Parsing fails when system name contains unicode character

nomad-coe / nomad-parser-vasp

This is a NOMAD parser for VASP. It will read VASP input and output files and provide all information in NOMAD's unified Metainfo based Archive format.

Apache License 2.0

0 stars 2 forks source link

Parsing fails when system name contains unicode character #7

Open ondracka opened 3 years ago

ondracka commented 3 years ago

Another case I found when browsing the VASP entries in our Oasis with failed parsing.

I have actually no idea what this is (this specific character looks like unicode control code for line feed) and how the user managed to get it there(some sort of copy-paste?). See the attached INCAR and first 100 lines of vasprun.xml (the file itself is 75MB big, but I can provide it if needed). So in theory it might be inproper INCAR (it is probably supposed to be ASCII only?), but VASP itself does not complain, its just the xml parsing which fails with:

Traceback (most recent call last):
  File "/usr/local/lib/python3.7/xml/sax/expatreader.py", line 217, in feed
    self._parser.Parse(data, isFinal)
xml.parsers.expat.ExpatError: not well-formed (invalid token): line 12, column 45

the problematic line is <i type="string" name="SYSTEM"> C-B-Fe-Mo-P</i>

I found just few cases like this so feel free to close as invalid if you feel this is something the parser can't reasonably handle.

files.zip

markus1978 commented 3 years ago

There are two ways to solve. We either fix the encoding of the file (assuming that it can be written as utf-8 which turns out to be valid xml). Or we make the XML parser deal with the bad encoding.

NOMAD tries to fix the file encoding, if it things it is not utf-8, but there is some guess work involved. Obviously, its not working in this case. Maybe we can improve this based on the given example.

I assume it is failing completely? Or is it producing results and just giving you an error in the logs? We tried to make the parser as generous as possible. Maybe we can do some more. I'll have a look at the provided example.

Ideally, users would fix the encoding before upload. Lets say, you know know what encoding is used on the INCAR (e.g. latin-1). Now vasp simply copies the non uft-8 encoded characters into the .xml byte by byte. Maybe you can transcode the xml from what ever non utf-8 encoding (e.g. latin-1) into utf-8. This might turn the character into a character that would be legal XML. All assuming that this is actually just a file encoding problem.

ondracka commented 3 years ago

I assume it is failing completely? Or is it producing results and just giving you an error in the logs? We tried to make the parser as generous as possible. Maybe we can do some more. I'll have a look at the provided example.

The archive is almost completely empty, except for the program name, version, basis set type (just the stuff which is in the xml before the bad character), so it looks like it just fails when it gets to it.

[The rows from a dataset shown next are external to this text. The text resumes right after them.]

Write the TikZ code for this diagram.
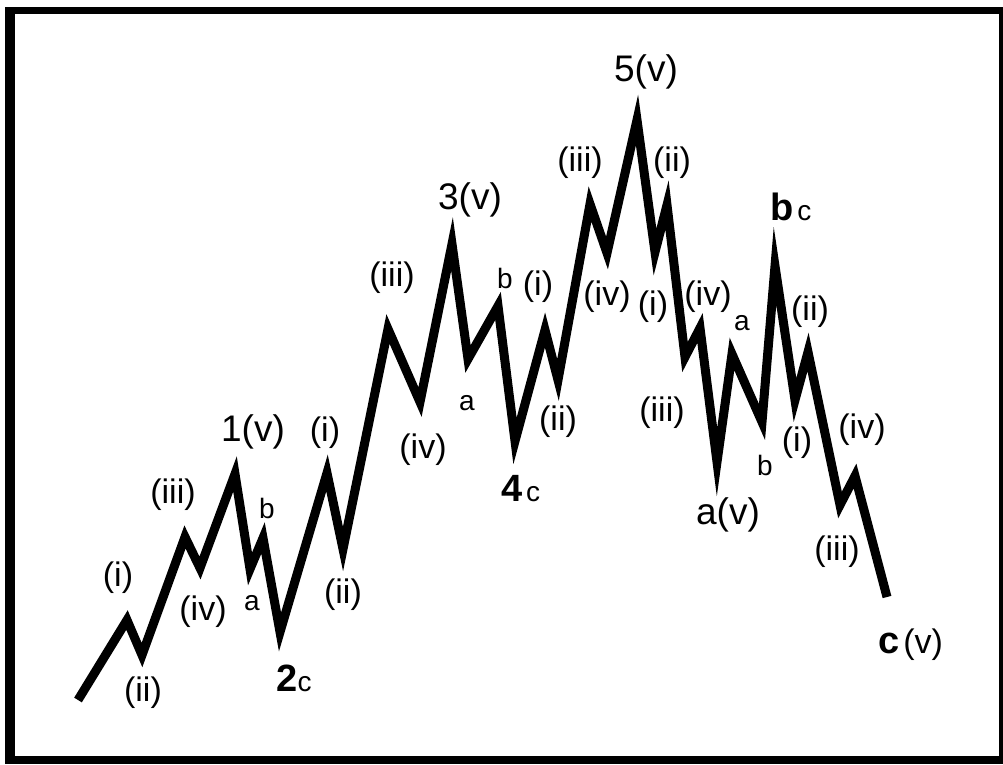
\documentclass[tikz,border=0pt]{standalone}
\usepackage{fontspec}
\setmainfont{Liberation Sans}
\begin{document}
\begin{tikzpicture}[x=1pt,y=-1pt,
  lbl/.style={inner sep=0pt, font=\fontsize{34}{38}\selectfont},
  sml/.style={inner sep=0pt, font=\fontsize{28}{30}\selectfont},
  mainlbl/.style={inner sep=0pt, font=\fontsize{37}{40}\selectfont},
  wave/.style={line width=9pt, line join=miter, miter limit=20}]
\useasboundingbox (0,0) rectangle (1003,764);
\fill[black] (5,7) rectangle (1003,764);
\fill[white] (15,14) rectangle (999,756);
% wave vertices
\coordinate (p0) at (78,700);
\coordinate (p1) at (127,620);
\coordinate (p2) at (142,655);
\coordinate (p3) at (185,537);
\coordinate (p4) at (200,568);
\coordinate (p5) at (235,474);
\coordinate (p6) at (250,569);
\coordinate (p7) at (263,538);
\coordinate (p8) at (280,632);
\coordinate (p9) at (327,473);
\coordinate (p10) at (343,549);
\coordinate (p11) at (388,329);
\coordinate (p12) at (420,402);
\coordinate (p13) at (452,244);
\coordinate (p14) at (468,359);
\coordinate (p15) at (498,306);
\coordinate (p16) at (515,441);
\coordinate (p17) at (545,330);
\coordinate (p18) at (558,380);
\coordinate (p19) at (590,204);
\coordinate (p20) at (607,253);
\coordinate (p21) at (637,120);
\coordinate (p22) at (655,252);
\coordinate (p23) at (667,205);
\coordinate (p24) at (685,357);
\coordinate (p25) at (700,328);
\coordinate (p26) at (717,462);
\coordinate (p27) at (732,354);
\coordinate (p28) at (762,422);
\coordinate (p29) at (775,266);
\coordinate (p30) at (795,400);
\coordinate (p31) at (808,352);
\coordinate (p32) at (840,505);
\coordinate (p33) at (855,476);
\coordinate (p34) at (887,597);
\draw[wave] (p0) -- (p1) -- (p2) -- (p3) -- (p4) -- (p5) -- (p6) -- (p7) -- (p8)
  -- (p9) -- (p10) -- (p11) -- (p12) -- (p13) -- (p14) -- (p15) -- (p16) -- (p17)
  -- (p18) -- (p19) -- (p20) -- (p21) -- (p22) -- (p23) -- (p24) -- (p25) -- (p26)
  -- (p27) -- (p28) -- (p29) -- (p30) -- (p31) -- (p32) -- (p33) -- (p34);
% labels, wave 1
\node[lbl] (l1) at (118,578) {(i)};
\node[lbl] (l2) at (143,693) {(ii)};
\node[lbl] (l3) at (173,495) {(iii)};
\node[lbl] (l4) at (203,612) {(iv)};
\node[mainlbl] (l5) at (253,432) {1(v)};
\node[sml] (l6) at (267,508) {b};
\node[sml] (l7) at (252,603) {a};
\node[inner sep=0pt] (l8) at (294,678) {{\fontsize{38}{40}\selectfont\bfseries 2}{\fontsize{28}{30}\selectfont c}};
% wave 3
\node[lbl] (l9) at (325,433) {(i)};
\node[lbl] (l10) at (343,595) {(ii)};
\node[lbl] (l11) at (392,278) {(iii)};
\node[lbl] (l12) at (423,450) {(iv)};
\node[mainlbl] (l13) at (470,200) {3(v)};
\node[sml] (l14) at (467,403) {a};
\node[sml] (l15) at (505,278) {b};
\node[inner sep=0pt] (l16) at (521,489) {{\fontsize{38}{40}\selectfont\bfseries 4}\,\,{\fontsize{28}{30}\selectfont c}};
% wave 5
\node[lbl] (l17) at (538,287) {(i)};
\node[lbl] (l18) at (558,422) {(ii)};
\node[lbl] (l19) at (580,163) {(iii)};
\node[lbl] (l20) at (607,297) {(iv)};
\node[mainlbl] (l21) at (646,72) {5(v)};
% wave a
\node[lbl] (l22) at (653,307) {(i)};
\node[lbl] (l23) at (672,163) {(ii)};
\node[lbl] (l24) at (662,413) {(iii)};
\node[lbl] (l25) at (708,297) {(iv)};
\node[mainlbl] (l26) at (728,515) {a(v)};
% wave b
\node[sml] (l27) at (742,323) {a};
\node[sml] (l28) at (765,465) {b};
\node[inner sep=0pt] (l29) at (791,207) {{\fontsize{38}{40}\selectfont\bfseries b}\,\,{\fontsize{28}{30}\selectfont c}};
% wave c
\node[lbl] (l30) at (797,443) {(i)};
\node[lbl] (l31) at (810,312) {(ii)};
\node[lbl] (l32) at (837,552) {(iii)};
\node[lbl] (l33) at (862,430) {(iv)};
\node[inner sep=0pt] (l34) at (911,645) {{\fontsize{38}{40}\selectfont\bfseries c}\,\,{\fontsize{34}{38}\selectfont (v)}};
\end{tikzpicture}
\end{document}
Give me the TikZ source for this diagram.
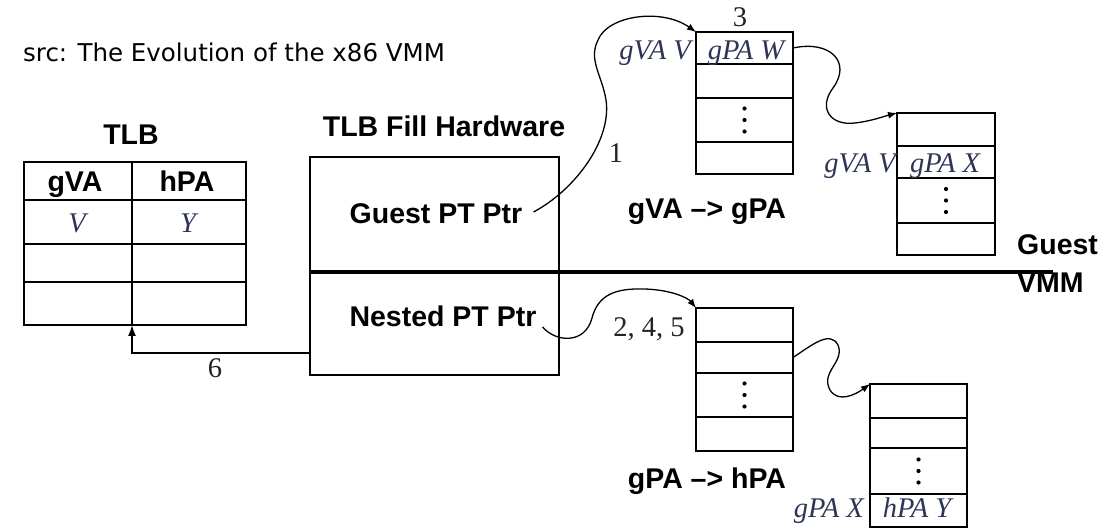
\documentclass[tikz,border=0pt]{standalone}
\usepackage{fontspec}
\setmainfont{Liberation Serif}
\setsansfont{Liberation Sans}
\newfontfamily\srcfont{DejaVu Sans}
\usetikzlibrary{arrows.meta}
\definecolor{labblue}{RGB}{45,52,85}
\definecolor{labdark}{RGB}{35,35,35}
\begin{document}
\begin{tikzpicture}[x=1pt,y=-1pt,
  cell/.style={draw, line width=1.7pt, anchor=north west, inner sep=0pt, outer sep=0pt},
  boldlab/.style={font=\sffamily\bfseries\fontsize{28.5}{30}\selectfont, inner sep=0pt, anchor=base},
  itallab/.style={font=\itshape\fontsize{28.5}{30}\selectfont, text=labblue, inner sep=0pt, anchor=base},
  numlab/.style={font=\fontsize{28.5}{30}\selectfont, text=labdark, inner sep=0pt, anchor=base},
  link/.style={line width=1.3pt, -{Latex[length=9pt,width=7pt]}},
]
\useasboundingbox (0,0) rectangle (1112,529);

% source line
\node[font=\srcfont\fontsize{24.5}{28}\selectfont, anchor=base west, inner sep=0pt] (src) at (23,62) {src: The Evolution of the x86 VMM};

% TLB
\node[boldlab] (tlbtitle) at (131,145) {TLB};
\node[cell, minimum width=108pt, minimum height=38pt] (l1) at (24,162) {};
\node[cell, minimum width=114pt, minimum height=38pt] (r1) at (132,162) {};
\node[cell, minimum width=108pt, minimum height=44pt] (l2) at (24,200) {};
\node[cell, minimum width=114pt, minimum height=44pt] (r2) at (132,200) {};
\node[cell, minimum width=108pt, minimum height=38pt] (l3) at (24,244) {};
\node[cell, minimum width=114pt, minimum height=38pt] (r3) at (132,244) {};
\node[cell, minimum width=108pt, minimum height=43pt] (l4) at (24,282) {};
\node[cell, minimum width=114pt, minimum height=43pt] (r4) at (132,282) {};
\node[boldlab] (hgva) at (75,192) {gVA};
\node[boldlab] (hhpa) at (187,192) {hPA};
\node[itallab] (tv) at (77,233) {V};
\node[itallab] (ty) at (188,233) {Y};

% TLB fill hardware
\node[boldlab] (filltitle) at (444,137) {TLB Fill Hardware};
\node[cell, minimum width=249pt, minimum height=218pt] (fill) at (310,157) {};
\node[boldlab] (gpt) at (436,224) {Guest PT Ptr};
\node[boldlab] (npt) at (443,327) {Nested PT Ptr};

% guest / VMM divider
\coordinate (divs) at (310,272);
\coordinate (dive) at (1053,272);
\draw[line width=3.6pt] (divs) -- (dive);
\node[boldlab, anchor=base west] (guest) at (1017,255) {Guest};
\node[boldlab, anchor=base west] (vmm) at (1017,293) {VMM};

% table 1 (gVA -> gPA)
\node[cell, minimum width=97pt, minimum height=32pt] (t1a) at (696,32) {};
\node[cell, minimum width=97pt, minimum height=34pt] (t1b) at (696,64) {};
\node[cell, minimum width=97pt, minimum height=44pt] (t1c) at (696,98) {};
\node[cell, minimum width=97pt, minimum height=32pt] (t1d) at (696,142) {};
\node[itallab] (t1txt) at (746,60) {gPA W};
\node[itallab, anchor=base east] (t1lab) at (691,60) {gVA V};
\node[numlab] (n3) at (740,27) {3};
\node[boldlab] (cap1) at (707,219) {gVA –> gPA};

% table 2
\node[cell, minimum width=98pt, minimum height=33pt] (t2a) at (897,113) {};
\node[cell, minimum width=98pt, minimum height=32pt] (t2b) at (897,146) {};
\node[cell, minimum width=98pt, minimum height=45pt] (t2c) at (897,178) {};
\node[cell, minimum width=98pt, minimum height=32pt] (t2d) at (897,223) {};
\node[itallab] (t2txt) at (945,173) {gPA X};
\node[itallab, anchor=base east] (t2lab) at (896,173) {gVA V};

% table 3 (gPA -> hPA)
\node[cell, minimum width=97pt, minimum height=34pt] (t3a) at (696,308) {};
\node[cell, minimum width=97pt, minimum height=31pt] (t3b) at (696,342) {};
\node[cell, minimum width=97pt, minimum height=44pt] (t3c) at (696,373) {};
\node[cell, minimum width=97pt, minimum height=34pt] (t3d) at (696,417) {};
\node[boldlab] (cap2) at (707,488) {gPA –> hPA};
\node[numlab] (n245) at (649,337) {2, 4, 5};

% table 4
\node[cell, minimum width=97pt, minimum height=34pt] (t4a) at (870,384) {};
\node[cell, minimum width=97pt, minimum height=30pt] (t4b) at (870,418) {};
\node[cell, minimum width=97pt, minimum height=46pt] (t4c) at (870,448) {};
\node[cell, minimum width=97pt, minimum height=33pt] (t4d) at (870,494) {};
\node[itallab] (t4txt) at (917,517) {hPA Y};
\node[itallab, anchor=base east] (t4lab) at (864,517) {gPA X};

% vertical dots
\foreach \c in {t1c,t2c,t3c,t4c}{
  \foreach \dy in {-11.5,0,11.5}{
    \fill ([yshift=\dy pt]\c.center) circle (2.1pt);
  }
}

% connectors
\draw[link] ([xshift=11pt,yshift=12pt]gpt.base east) .. controls (575,190) and (612,140) .. (606,100)
  .. controls (602,75) and (588,60) .. (598,40)
  .. controls (608,15) and (662,8) .. (t1a.north west);
\node[numlab] (n1) at (616,163) {1};

\draw[link] (t1a.east) .. controls (830,40) and (852,62) .. (833,88)
  .. controls (818,108) and (830,126) .. (855,123)
  .. controls (872,121) and (885,116) .. (t2a.north west);

\draw[link] ([xshift=6pt]npt.base east) .. controls (555,342) and (585,345) .. (592,318)
  .. controls (598,295) and (615,288) .. (645,289)
  .. controls (672,290) and (688,298) .. (t3a.north west);

\draw[link] (t3b.east) .. controls (812,345) and (830,330) .. (838,345)
  .. controls (845,362) and (820,372) .. (830,390)
  .. controls (838,403) and (855,395) .. (t4a.north west);

\coordinate (c6) at (310,353);
\draw[line width=1.5pt, -{Latex[length=11pt,width=8pt]}] (c6) -| (l4.south east);
\node[numlab] (n6) at (215,378) {6};
\end{tikzpicture}
\end{document}
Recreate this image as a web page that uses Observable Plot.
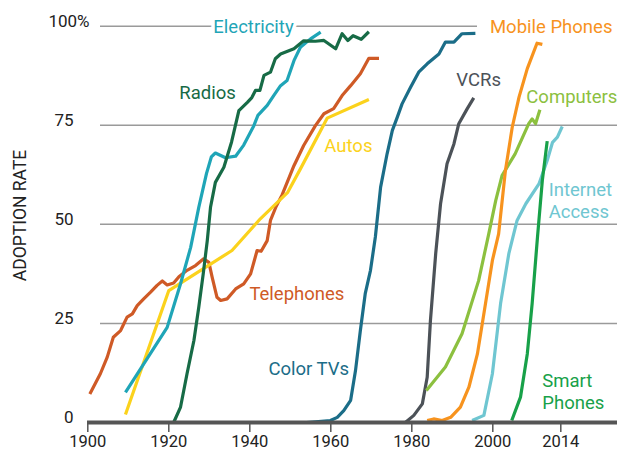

Ideally, users would fix the encoding before upload. Lets say, you know know what encoding is used on the INCAR (e.g. latin-1). Now vasp simply copies the non uft-8 encoded characters into the .xml byte by byte. Maybe you can transcode the xml from what ever non utf-8 encoding (e.g. latin-1) into utf-8. This might turn the character into a character that would be legal XML. All assuming that this is actually just a file encoding problem.

Let me know if you need a full example.

markus1978 commented 3 years ago

I added a filter for non legal xml 1.0 characters. It basically removes all illegal characters. I am not yet sure about the performance implication, because I have to decode, re, encode the stream. It still need to convince python xml.sax to consume text io right away. Anyhow, if you want to give it a spin in the mean time, its on branch remove-illegal-xml-characters

ondracka commented 3 years ago

The remove-illegal-xml-characters branch makes it work fine here. Let me know if you need more testing (or some performance comparisons).